Dunque niente pensioni, pochissimo spazio per il taglio delle tasse al ceto medio e la necessità di tagliare su tutto il resto, dalla sanità al welfare.

La polemica sul taglio all’assegno unico – l’unica misura di welfare che ha un peso reale sulle buste paga dei lavoratori dipendenti con figli – deriva anche da questo. Meloni già da mesi sbraitava contro le imposizioni europee che intimano al governo italiano di riconoscere l’assegno anche ai residenti non italiani.

La sua crociata per non riconoscere l’assegno unico ai figli dei migranti («Folle darlo a chi è del Bagnledesh», disse già a maggio) nonostante il richiamo della Corte Ue va di pari passo alla necessità di risparmiare.

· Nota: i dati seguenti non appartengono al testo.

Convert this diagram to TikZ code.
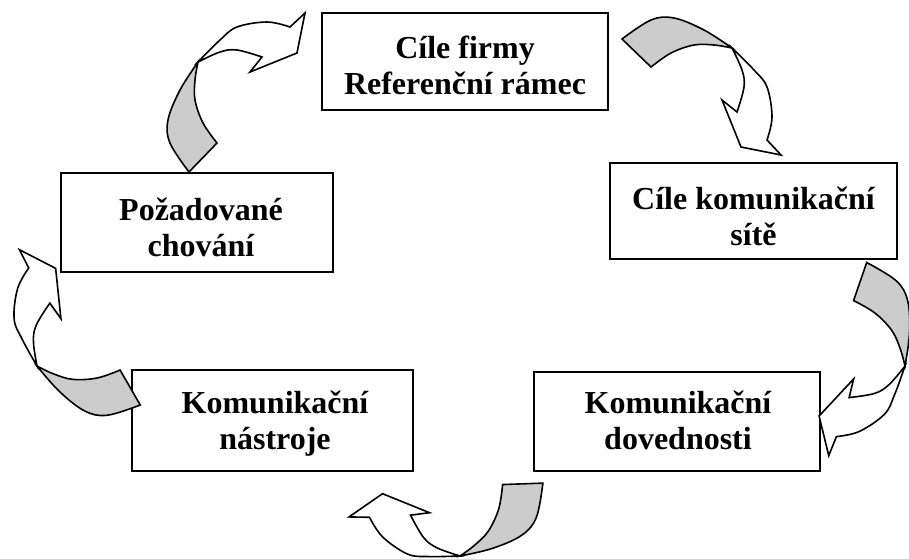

Ecco quindi come ieri Giorgetti abbia dovuto ribadire il mantra dell’austerità: «in questa legge di bilancio non ci saranno soldi da buttare dal finestrino». Una sollecitazione, quella di Giorgetti ai ministri, per far capire che le richieste di spesa vanno assolutamente limitate e che è necessario concentrarsi sulle priorità fissate da Meloni: riduzione delle tasse, famiglie con figli, le imprese che assumono.

Come al solito, Giorgetti ha proseguito nel gioco delle tre carte, lasciando la porta aperta a ipotetici tesoretti dovuti, manco a dirlo, alla moderazione tenuta fin qua dallo stesso ministro: «l’andamento delle entrate, sostenuto dalle ritenute sul lavoro, lascerebbe ben sperare per l’anno in corso e anche per il prossimo, trattandosi di gettito in buona parte strutturale», promette Giorgetti.

Bloccato il mostro superbonus, la spesa è tornata sotto controllo. Nello schema bastone e carota, è il «nuovo patto di stabilità a non permettere più di approvare misure senza adeguata copertura».

Se alla fine Giorgetti se l’è cavata con la solita accusa ai giornali di dare voce a misure «per il 90% inventate», per lui resta tutto il problema di trovare 20 miliardi. E l’unico modo sarà tagliare ancora di più la spesa sociale. Alla faccia dei proclami di Meloni.